SUPPLIED INFORMATION »
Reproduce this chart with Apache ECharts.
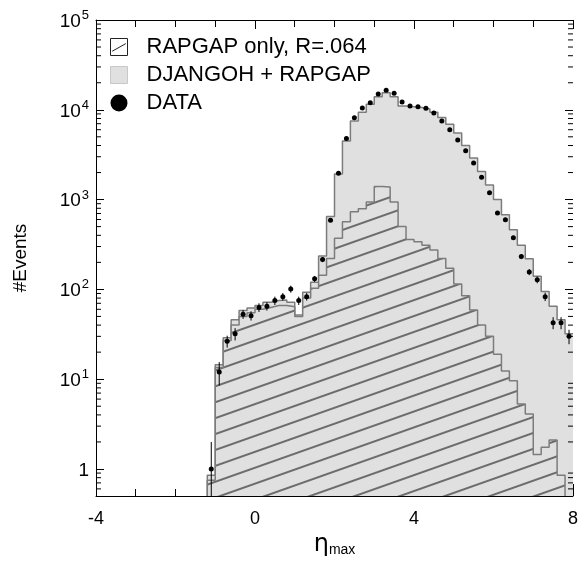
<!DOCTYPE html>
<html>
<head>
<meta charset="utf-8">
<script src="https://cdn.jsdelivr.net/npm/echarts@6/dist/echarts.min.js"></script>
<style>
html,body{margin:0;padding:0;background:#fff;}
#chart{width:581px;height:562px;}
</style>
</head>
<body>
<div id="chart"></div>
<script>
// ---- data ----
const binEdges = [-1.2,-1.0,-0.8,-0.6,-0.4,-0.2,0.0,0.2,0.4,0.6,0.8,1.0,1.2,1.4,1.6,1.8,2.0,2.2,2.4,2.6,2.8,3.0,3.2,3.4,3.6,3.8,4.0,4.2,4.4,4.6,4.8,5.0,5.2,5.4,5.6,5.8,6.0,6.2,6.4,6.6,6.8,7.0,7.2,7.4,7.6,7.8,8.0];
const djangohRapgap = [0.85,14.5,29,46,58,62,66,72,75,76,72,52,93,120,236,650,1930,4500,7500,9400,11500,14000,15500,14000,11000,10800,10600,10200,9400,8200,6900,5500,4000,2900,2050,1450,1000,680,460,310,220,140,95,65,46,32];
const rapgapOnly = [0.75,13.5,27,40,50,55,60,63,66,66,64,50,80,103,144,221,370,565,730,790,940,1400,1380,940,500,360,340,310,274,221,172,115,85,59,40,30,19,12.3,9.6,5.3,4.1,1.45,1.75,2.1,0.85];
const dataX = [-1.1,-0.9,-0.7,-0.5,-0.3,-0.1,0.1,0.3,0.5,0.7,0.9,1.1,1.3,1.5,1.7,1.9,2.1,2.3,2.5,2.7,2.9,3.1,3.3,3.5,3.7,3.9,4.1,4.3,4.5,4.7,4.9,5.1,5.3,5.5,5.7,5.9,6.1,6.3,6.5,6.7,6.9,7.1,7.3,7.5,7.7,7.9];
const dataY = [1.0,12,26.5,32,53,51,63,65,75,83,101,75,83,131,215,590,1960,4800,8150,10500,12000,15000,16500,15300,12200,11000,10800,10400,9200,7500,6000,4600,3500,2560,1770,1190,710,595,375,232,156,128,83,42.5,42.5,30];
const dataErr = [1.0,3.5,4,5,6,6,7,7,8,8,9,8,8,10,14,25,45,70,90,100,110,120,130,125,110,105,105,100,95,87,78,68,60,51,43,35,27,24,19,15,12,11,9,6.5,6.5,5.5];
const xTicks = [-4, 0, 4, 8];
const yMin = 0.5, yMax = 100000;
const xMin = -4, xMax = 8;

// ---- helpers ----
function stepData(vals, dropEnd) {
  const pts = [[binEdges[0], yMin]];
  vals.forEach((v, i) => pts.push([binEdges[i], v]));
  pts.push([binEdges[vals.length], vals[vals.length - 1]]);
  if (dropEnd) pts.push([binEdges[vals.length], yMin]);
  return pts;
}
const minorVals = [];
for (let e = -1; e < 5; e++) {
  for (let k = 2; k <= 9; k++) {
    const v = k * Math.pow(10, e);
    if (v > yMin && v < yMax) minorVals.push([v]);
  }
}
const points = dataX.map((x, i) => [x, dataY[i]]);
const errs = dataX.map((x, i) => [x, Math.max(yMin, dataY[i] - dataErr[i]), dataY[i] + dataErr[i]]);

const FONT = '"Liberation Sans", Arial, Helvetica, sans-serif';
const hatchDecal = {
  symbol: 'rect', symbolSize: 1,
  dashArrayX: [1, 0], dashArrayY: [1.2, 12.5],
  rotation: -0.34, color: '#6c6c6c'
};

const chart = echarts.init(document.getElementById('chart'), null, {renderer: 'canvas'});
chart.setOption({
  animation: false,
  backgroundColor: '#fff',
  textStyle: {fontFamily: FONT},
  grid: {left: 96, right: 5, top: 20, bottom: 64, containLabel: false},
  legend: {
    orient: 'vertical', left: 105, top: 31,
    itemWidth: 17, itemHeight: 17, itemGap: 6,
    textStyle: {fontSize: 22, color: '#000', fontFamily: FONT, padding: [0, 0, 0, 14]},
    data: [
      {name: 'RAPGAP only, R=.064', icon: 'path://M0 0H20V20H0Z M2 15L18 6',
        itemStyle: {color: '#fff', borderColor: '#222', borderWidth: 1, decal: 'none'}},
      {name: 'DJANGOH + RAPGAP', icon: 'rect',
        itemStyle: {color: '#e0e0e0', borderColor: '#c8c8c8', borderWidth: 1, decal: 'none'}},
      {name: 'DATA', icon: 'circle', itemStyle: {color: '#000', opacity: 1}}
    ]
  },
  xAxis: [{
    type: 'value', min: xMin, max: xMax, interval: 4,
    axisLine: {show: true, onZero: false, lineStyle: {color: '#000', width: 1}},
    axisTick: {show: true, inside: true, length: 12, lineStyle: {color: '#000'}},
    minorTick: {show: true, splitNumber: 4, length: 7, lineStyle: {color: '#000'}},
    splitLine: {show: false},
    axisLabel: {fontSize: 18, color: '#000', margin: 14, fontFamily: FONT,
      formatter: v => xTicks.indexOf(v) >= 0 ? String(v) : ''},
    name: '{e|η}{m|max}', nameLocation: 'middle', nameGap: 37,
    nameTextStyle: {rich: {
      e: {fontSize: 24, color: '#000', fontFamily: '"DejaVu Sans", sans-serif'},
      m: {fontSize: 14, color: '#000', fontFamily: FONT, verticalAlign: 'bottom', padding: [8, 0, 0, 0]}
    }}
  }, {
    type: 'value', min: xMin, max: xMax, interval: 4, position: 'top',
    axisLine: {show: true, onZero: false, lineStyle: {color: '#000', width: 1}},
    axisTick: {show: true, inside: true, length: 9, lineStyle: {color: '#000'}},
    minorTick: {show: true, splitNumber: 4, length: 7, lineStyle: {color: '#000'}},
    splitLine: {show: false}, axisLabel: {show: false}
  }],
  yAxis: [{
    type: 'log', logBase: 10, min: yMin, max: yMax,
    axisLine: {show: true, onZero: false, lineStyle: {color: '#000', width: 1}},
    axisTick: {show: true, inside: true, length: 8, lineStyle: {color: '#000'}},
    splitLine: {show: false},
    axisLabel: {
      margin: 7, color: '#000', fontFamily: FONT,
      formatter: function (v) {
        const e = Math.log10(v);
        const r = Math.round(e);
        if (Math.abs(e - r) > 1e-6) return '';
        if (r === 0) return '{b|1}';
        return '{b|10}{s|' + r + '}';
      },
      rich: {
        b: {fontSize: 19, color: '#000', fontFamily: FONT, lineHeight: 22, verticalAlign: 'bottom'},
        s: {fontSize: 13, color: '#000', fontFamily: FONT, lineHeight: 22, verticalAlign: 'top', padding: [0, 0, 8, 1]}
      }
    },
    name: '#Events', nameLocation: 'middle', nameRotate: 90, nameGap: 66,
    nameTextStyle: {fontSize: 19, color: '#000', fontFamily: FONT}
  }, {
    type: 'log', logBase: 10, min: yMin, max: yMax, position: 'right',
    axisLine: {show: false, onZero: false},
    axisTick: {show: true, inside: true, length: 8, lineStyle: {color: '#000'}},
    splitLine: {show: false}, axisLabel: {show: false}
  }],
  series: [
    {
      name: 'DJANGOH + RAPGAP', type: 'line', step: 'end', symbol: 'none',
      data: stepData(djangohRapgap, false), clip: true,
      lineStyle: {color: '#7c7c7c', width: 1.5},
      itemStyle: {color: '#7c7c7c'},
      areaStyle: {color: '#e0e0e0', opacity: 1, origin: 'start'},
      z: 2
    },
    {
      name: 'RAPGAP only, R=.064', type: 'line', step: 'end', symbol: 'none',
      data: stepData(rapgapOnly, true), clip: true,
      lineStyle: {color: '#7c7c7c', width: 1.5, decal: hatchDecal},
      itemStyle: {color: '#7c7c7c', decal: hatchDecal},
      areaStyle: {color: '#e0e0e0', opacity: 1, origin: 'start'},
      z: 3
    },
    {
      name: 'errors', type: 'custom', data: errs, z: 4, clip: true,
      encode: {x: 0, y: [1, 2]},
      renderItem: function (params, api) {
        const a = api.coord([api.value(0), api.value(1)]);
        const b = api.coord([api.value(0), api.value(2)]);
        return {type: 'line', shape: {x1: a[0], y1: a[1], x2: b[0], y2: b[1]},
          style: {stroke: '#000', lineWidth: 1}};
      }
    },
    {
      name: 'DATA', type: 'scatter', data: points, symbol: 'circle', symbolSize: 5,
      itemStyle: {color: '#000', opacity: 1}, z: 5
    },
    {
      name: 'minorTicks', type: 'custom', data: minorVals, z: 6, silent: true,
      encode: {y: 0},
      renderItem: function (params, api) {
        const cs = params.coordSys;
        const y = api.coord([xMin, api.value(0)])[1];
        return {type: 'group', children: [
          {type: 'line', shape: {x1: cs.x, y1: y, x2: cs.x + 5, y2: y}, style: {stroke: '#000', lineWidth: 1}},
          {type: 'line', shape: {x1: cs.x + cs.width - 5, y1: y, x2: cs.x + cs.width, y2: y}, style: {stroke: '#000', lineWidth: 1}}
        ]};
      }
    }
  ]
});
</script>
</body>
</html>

WHAT TO DO » Set down again, exactly, the lines of the material above from its first line to the one with "const xMin = -4, xMax = 8;", inclusive. Leave the pictures out.

OUTPUT OF THE EXERCISE »
Reproduce this chart with Apache ECharts.
<!DOCTYPE html>
<html>
<head>
<meta charset="utf-8">
<script src="https://cdn.jsdelivr.net/npm/echarts@6/dist/echarts.min.js"></script>
<style>
html,body{margin:0;padding:0;background:#fff;}
#chart{width:581px;height:562px;}
</style>
</head>
<body>
<div id="chart"></div>
<script>
// ---- data ----
const binEdges = [-1.2,-1.0,-0.8,-0.6,-0.4,-0.2,0.0,0.2,0.4,0.6,0.8,1.0,1.2,1.4,1.6,1.8,2.0,2.2,2.4,2.6,2.8,3.0,3.2,3.4,3.6,3.8,4.0,4.2,4.4,4.6,4.8,5.0,5.2,5.4,5.6,5.8,6.0,6.2,6.4,6.6,6.8,7.0,7.2,7.4,7.6,7.8,8.0];
const djangohRapgap = [0.85,14.5,29,46,58,62,66,72,75,76,72,52,93,120,236,650,1930,4500,7500,9400,11500,14000,15500,14000,11000,10800,10600,10200,9400,8200,6900,5500,4000,2900,2050,1450,1000,680,460,310,220,140,95,65,46,32];
const rapgapOnly = [0.75,13.5,27,40,50,55,60,63,66,66,64,50,80,103,144,221,370,565,730,790,940,1400,1380,940,500,360,340,310,274,221,172,115,85,59,40,30,19,12.3,9.6,5.3,4.1,1.45,1.75,2.1,0.85];
const dataX = [-1.1,-0.9,-0.7,-0.5,-0.3,-0.1,0.1,0.3,0.5,0.7,0.9,1.1,1.3,1.5,1.7,1.9,2.1,2.3,2.5,2.7,2.9,3.1,3.3,3.5,3.7,3.9,4.1,4.3,4.5,4.7,4.9,5.1,5.3,5.5,5.7,5.9,6.1,6.3,6.5,6.7,6.9,7.1,7.3,7.5,7.7,7.9];
const dataY = [1.0,12,26.5,32,53,51,63,65,75,83,101,75,83,131,215,590,1960,4800,8150,10500,12000,15000,16500,15300,12200,11000,10800,10400,9200,7500,6000,4600,3500,2560,1770,1190,710,595,375,232,156,128,83,42.5,42.5,30];
const dataErr = [1.0,3.5,4,5,6,6,7,7,8,8,9,8,8,10,14,25,45,70,90,100,110,120,130,125,110,105,105,100,95,87,78,68,60,51,43,35,27,24,19,15,12,11,9,6.5,6.5,5.5];
const xTicks = [-4, 0, 4, 8];
const yMin = 0.5, yMax = 100000;
const xMin = -4, xMax = 8;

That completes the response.